Ne demeura guère de temps puis ce di que le roi de France envoya ses messages devers Yvain de Galles, en lui mandant et signifiant que il le verroit volontiers, et son prisonnier le captal de Buch. Encore ordonna le roi en ce voyage que l’amiral du roi Henry de Castille, Dam Radhigo de Rous, se partît à toute sa navie et retournât en Espagne ; car pour celle saison il ne les vouloit plus ensonnier. Ainsi se défit l’armée de la mer ; et retournèrent les Espaignois, et furent, ains leur département, tout sec payés de leurs gages, tant et si bien qu’ils s’en contentèrent grandement du roi de France et de son paiement. Et Yvain de Galles, au commandement et ordonnance du roi, prit le chemin de Paris, et lui amena le captal de Buch, dont le roi eut grand’joie et lequel bien connoissoit, car il l’avoit vu autrefois. Si lui fit grand’chère et lie, et le tint en prison courtoise sans nulle contrainte ; car volontiers l’eût retrait à son amour par quoi il fût retourné François. Et lui fit promettre et offrir grands dons, grands héritages et grands profits ; mais le captal n’y voult oncques entendre ; mais bien disoit aux barons et aux chevaliers de France qui le visitoient et qui de cela parloient, que il se rançonneroit volontiers et grandement, cinq ou six fois plus que sa revenue par an ne lui valoit. Mais le roi n’avait point conseil de ce faire : si demeura la chose en cel état, et fut de premier mis au châtel du Louvre, et là gardé bien et soigneusement ; et le visitoient souvent les barons et les chevaliers de France. Or reviendrons-nous aux besognes de Poitou qui n’étoient mie encore toutes finies.
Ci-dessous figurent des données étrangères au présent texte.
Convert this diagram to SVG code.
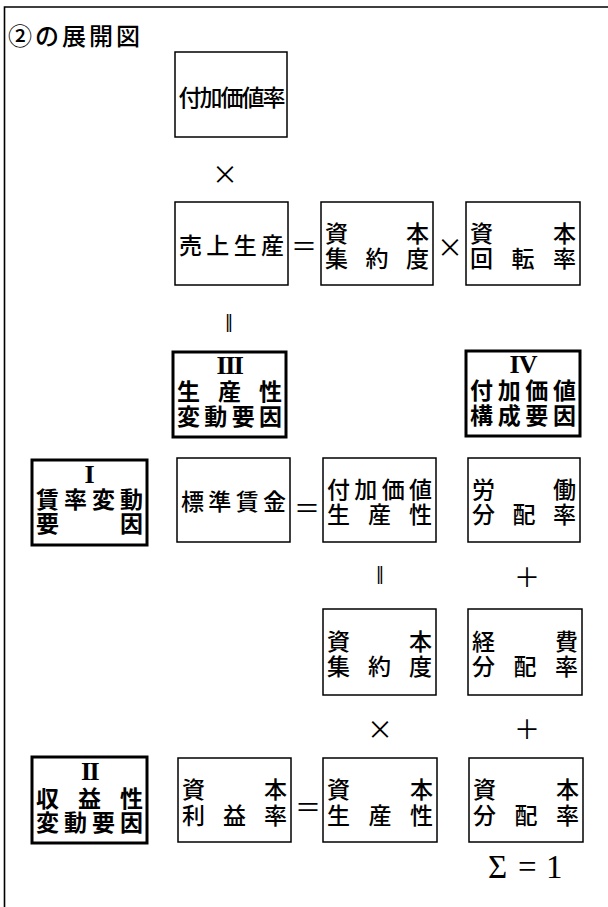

  1. Il est nommé en effet Jean de Chaudrier dans l’Histoire de La Rochelle.
  2. La Rochelle se rendit aux Français le 15 août 1372. Cascalès rapporte une lettre du roi Henri de Castille à la ville de Murcie, datée de Bénévent, 27 septembre, année 1410 (c’est-à-dire 1372, d’après notre calcul), et dans laquelle il annonce que La Rochelle venait de se rendre au roi de France, avec cinq autres villes et châteaux pour la fête de Notre-Dame d’août : Et dia de Nuestra-Señora de Agosto que agora pasò.